AVAILABLE DATA:

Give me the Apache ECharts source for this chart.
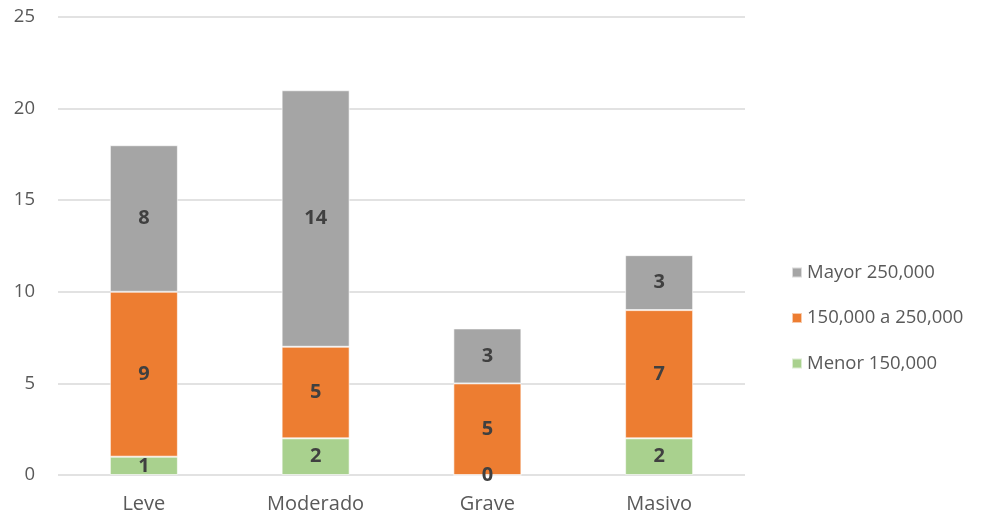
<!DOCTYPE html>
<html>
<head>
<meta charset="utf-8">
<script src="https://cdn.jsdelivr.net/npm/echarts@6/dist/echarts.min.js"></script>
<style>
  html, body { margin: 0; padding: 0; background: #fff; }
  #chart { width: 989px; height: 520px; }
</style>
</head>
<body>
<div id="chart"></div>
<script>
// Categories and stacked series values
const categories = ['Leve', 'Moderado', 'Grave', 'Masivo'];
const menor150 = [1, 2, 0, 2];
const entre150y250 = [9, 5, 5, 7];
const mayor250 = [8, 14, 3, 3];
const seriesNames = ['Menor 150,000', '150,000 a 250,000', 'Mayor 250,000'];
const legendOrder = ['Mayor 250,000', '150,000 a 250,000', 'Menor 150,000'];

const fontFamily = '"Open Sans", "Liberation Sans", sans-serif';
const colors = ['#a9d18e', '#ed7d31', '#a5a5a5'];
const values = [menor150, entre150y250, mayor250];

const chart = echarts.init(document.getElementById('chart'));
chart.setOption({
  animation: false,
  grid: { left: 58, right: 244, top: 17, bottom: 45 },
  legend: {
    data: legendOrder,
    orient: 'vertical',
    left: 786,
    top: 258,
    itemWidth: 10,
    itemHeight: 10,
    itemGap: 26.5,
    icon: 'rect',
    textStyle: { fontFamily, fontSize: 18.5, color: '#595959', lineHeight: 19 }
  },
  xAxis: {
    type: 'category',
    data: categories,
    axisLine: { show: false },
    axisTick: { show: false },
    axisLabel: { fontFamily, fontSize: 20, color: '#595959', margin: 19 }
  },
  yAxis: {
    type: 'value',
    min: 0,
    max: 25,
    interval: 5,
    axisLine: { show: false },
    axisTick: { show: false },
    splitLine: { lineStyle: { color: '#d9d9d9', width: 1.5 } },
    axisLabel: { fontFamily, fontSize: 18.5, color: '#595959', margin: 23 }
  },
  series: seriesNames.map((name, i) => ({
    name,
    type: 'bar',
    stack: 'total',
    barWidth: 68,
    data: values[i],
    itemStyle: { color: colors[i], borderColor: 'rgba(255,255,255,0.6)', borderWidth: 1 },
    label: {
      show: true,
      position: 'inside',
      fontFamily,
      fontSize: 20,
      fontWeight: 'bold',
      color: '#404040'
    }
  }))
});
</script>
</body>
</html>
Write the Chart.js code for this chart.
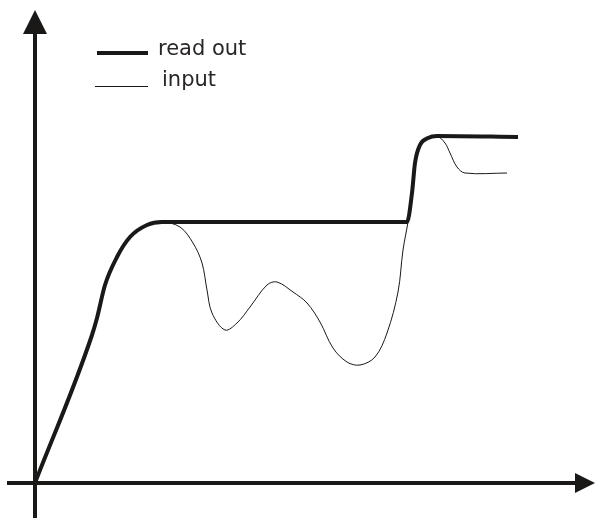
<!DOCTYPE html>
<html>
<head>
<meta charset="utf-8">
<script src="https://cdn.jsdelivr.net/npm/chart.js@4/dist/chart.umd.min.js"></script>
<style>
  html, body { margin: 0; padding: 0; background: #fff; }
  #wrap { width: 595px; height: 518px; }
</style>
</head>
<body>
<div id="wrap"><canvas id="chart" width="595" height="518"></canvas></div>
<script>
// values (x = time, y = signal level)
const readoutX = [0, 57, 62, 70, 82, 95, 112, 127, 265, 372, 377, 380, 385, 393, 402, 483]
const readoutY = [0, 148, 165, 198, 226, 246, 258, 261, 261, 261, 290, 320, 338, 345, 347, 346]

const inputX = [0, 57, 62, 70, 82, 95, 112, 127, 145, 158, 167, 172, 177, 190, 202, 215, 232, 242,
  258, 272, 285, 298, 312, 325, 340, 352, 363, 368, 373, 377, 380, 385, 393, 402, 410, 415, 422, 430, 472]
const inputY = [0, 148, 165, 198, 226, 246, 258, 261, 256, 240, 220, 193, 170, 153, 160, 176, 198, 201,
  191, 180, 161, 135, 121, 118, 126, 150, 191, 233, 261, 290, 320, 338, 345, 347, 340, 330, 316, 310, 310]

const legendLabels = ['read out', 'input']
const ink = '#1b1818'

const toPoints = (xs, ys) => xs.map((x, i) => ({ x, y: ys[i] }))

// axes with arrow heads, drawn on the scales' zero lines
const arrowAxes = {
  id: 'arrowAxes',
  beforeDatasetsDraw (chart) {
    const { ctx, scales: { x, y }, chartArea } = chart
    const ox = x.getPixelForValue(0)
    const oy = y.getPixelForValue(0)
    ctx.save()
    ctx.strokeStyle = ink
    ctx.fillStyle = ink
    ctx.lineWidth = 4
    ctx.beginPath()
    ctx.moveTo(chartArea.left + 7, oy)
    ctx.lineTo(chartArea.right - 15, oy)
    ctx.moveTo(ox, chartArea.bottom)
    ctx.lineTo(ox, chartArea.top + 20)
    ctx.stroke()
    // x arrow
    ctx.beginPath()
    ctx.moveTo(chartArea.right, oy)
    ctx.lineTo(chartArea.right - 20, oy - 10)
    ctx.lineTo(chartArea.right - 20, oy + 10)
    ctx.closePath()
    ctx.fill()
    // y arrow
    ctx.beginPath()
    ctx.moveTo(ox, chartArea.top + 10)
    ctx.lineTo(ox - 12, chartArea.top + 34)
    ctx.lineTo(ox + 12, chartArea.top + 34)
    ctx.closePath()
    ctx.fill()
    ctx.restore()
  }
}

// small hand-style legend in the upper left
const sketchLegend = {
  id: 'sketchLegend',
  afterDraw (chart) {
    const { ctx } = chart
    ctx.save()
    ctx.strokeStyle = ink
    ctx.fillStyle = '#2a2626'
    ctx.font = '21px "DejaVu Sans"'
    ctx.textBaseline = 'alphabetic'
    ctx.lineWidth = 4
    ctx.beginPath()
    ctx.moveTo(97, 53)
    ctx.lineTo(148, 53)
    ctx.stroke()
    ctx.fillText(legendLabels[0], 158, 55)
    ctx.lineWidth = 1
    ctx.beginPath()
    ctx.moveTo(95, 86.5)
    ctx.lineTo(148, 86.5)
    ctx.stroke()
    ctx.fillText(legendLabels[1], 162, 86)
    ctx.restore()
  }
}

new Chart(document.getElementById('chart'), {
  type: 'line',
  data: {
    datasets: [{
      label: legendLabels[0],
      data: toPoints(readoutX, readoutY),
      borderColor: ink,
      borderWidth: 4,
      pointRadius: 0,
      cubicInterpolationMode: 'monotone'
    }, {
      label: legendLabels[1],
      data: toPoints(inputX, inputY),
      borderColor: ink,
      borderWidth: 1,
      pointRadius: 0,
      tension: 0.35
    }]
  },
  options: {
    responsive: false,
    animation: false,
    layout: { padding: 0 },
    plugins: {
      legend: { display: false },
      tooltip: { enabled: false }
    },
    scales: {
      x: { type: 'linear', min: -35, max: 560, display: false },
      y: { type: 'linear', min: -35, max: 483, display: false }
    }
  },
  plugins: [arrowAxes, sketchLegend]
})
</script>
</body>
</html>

WHAT YOU ARE ASKED TO DO: Write out all the entries again, word for word, and print no images.

RESPONSE BELOW:
Give me the Apache ECharts source for this chart.
<!DOCTYPE html>
<html>
<head>
<meta charset="utf-8">
<script src="https://cdn.jsdelivr.net/npm/echarts@6/dist/echarts.min.js"></script>
<style>
  html, body { margin: 0; padding: 0; background: #fff; }
  #chart { width: 989px; height: 520px; }
</style>
</head>
<body>
<div id="chart"></div>
<script>
// Categories and stacked series values
const categories = ['Leve', 'Moderado', 'Grave', 'Masivo'];
const menor150 = [1, 2, 0, 2];
const entre150y250 = [9, 5, 5, 7];
const mayor250 = [8, 14, 3, 3];
const seriesNames = ['Menor 150,000', '150,000 a 250,000', 'Mayor 250,000'];
const legendOrder = ['Mayor 250,000', '150,000 a 250,000', 'Menor 150,000'];

const fontFamily = '"Open Sans", "Liberation Sans", sans-serif';
const colors = ['#a9d18e', '#ed7d31', '#a5a5a5'];
const values = [menor150, entre150y250, mayor250];

const chart = echarts.init(document.getElementById('chart'));
chart.setOption({
  animation: false,
  grid: { left: 58, right: 244, top: 17, bottom: 45 },
  legend: {
    data: legendOrder,
    orient: 'vertical',
    left: 786,
    top: 258,
    itemWidth: 10,
    itemHeight: 10,
    itemGap: 26.5,
    icon: 'rect',
    textStyle: { fontFamily, fontSize: 18.5, color: '#595959', lineHeight: 19 }
  },
  xAxis: {
    type: 'category',
    data: categories,
    axisLine: { show: false },
    axisTick: { show: false },
    axisLabel: { fontFamily, fontSize: 20, color: '#595959', margin: 19 }
  },
  yAxis: {
    type: 'value',
    min: 0,
    max: 25,
    interval: 5,
    axisLine: { show: false },
    axisTick: { show: false },
    splitLine: { lineStyle: { color: '#d9d9d9', width: 1.5 } },
    axisLabel: { fontFamily, fontSize: 18.5, color: '#595959', margin: 23 }
  },
  series: seriesNames.map((name, i) => ({
    name,
    type: 'bar',
    stack: 'total',
    barWidth: 68,
    data: values[i],
    itemStyle: { color: colors[i], borderColor: 'rgba(255,255,255,0.6)', borderWidth: 1 },
    label: {
      show: true,
      position: 'inside',
      fontFamily,
      fontSize: 20,
      fontWeight: 'bold',
      color: '#404040'
    }
  }))
});
</script>
</body>
</html>
Write the Chart.js code for this chart.
<!DOCTYPE html>
<html>
<head>
<meta charset="utf-8">
<script src="https://cdn.jsdelivr.net/npm/chart.js@4/dist/chart.umd.min.js"></script>
<style>
  html, body { margin: 0; padding: 0; background: #fff; }
  #wrap { width: 595px; height: 518px; }
</style>
</head>
<body>
<div id="wrap"><canvas id="chart" width="595" height="518"></canvas></div>
<script>
// values (x = time, y = signal level)
const readoutX = [0, 57, 62, 70, 82, 95, 112, 127, 265, 372, 377, 380, 385, 393, 402, 483]
const readoutY = [0, 148, 165, 198, 226, 246, 258, 261, 261, 261, 290, 320, 338, 345, 347, 346]

const inputX = [0, 57, 62, 70, 82, 95, 112, 127, 145, 158, 167, 172, 177, 190, 202, 215, 232, 242,
  258, 272, 285, 298, 312, 325, 340, 352, 363, 368, 373, 377, 380, 385, 393, 402, 410, 415, 422, 430, 472]
const inputY = [0, 148, 165, 198, 226, 246, 258, 261, 256, 240, 220, 193, 170, 153, 160, 176, 198, 201,
  191, 180, 161, 135, 121, 118, 126, 150, 191, 233, 261, 290, 320, 338, 345, 347, 340, 330, 316, 310, 310]

const legendLabels = ['read out', 'input']
const ink = '#1b1818'

const toPoints = (xs, ys) => xs.map((x, i) => ({ x, y: ys[i] }))

// axes with arrow heads, drawn on the scales' zero lines
const arrowAxes = {
  id: 'arrowAxes',
  beforeDatasetsDraw (chart) {
    const { ctx, scales: { x, y }, chartArea } = chart
    const ox = x.getPixelForValue(0)
    const oy = y.getPixelForValue(0)
    ctx.save()
    ctx.strokeStyle = ink
    ctx.fillStyle = ink
    ctx.lineWidth = 4
    ctx.beginPath()
    ctx.moveTo(chartArea.left + 7, oy)
    ctx.lineTo(chartArea.right - 15, oy)
    ctx.moveTo(ox, chartArea.bottom)
    ctx.lineTo(ox, chartArea.top + 20)
    ctx.stroke()
    // x arrow
    ctx.beginPath()
    ctx.moveTo(chartArea.right, oy)
    ctx.lineTo(chartArea.right - 20, oy - 10)
    ctx.lineTo(chartArea.right - 20, oy + 10)
    ctx.closePath()
    ctx.fill()
    // y arrow
    ctx.beginPath()
    ctx.moveTo(ox, chartArea.top + 10)
    ctx.lineTo(ox - 12, chartArea.top + 34)
    ctx.lineTo(ox + 12, chartArea.top + 34)
    ctx.closePath()
    ctx.fill()
    ctx.restore()
  }
}

// small hand-style legend in the upper left
const sketchLegend = {
  id: 'sketchLegend',
  afterDraw (chart) {
    const { ctx } = chart
    ctx.save()
    ctx.strokeStyle = ink
    ctx.fillStyle = '#2a2626'
    ctx.font = '21px "DejaVu Sans"'
    ctx.textBaseline = 'alphabetic'
    ctx.lineWidth = 4
    ctx.beginPath()
    ctx.moveTo(97, 53)
    ctx.lineTo(148, 53)
    ctx.stroke()
    ctx.fillText(legendLabels[0], 158, 55)
    ctx.lineWidth = 1
    ctx.beginPath()
    ctx.moveTo(95, 86.5)
    ctx.lineTo(148, 86.5)
    ctx.stroke()
    ctx.fillText(legendLabels[1], 162, 86)
    ctx.restore()
  }
}

new Chart(document.getElementById('chart'), {
  type: 'line',
  data: {
    datasets: [{
      label: legendLabels[0],
      data: toPoints(readoutX, readoutY),
      borderColor: ink,
      borderWidth: 4,
      pointRadius: 0,
      cubicInterpolationMode: 'monotone'
    }, {
      label: legendLabels[1],
      data: toPoints(inputX, inputY),
      borderColor: ink,
      borderWidth: 1,
      pointRadius: 0,
      tension: 0.35
    }]
  },
  options: {
    responsive: false,
    animation: false,
    layout: { padding: 0 },
    plugins: {
      legend: { display: false },
      tooltip: { enabled: false }
    },
    scales: {
      x: { type: 'linear', min: -35, max: 560, display: false },
      y: { type: 'linear', min: -35, max: 483, display: false }
    }
  },
  plugins: [arrowAxes, sketchLegend]
})
</script>
</body>
</html>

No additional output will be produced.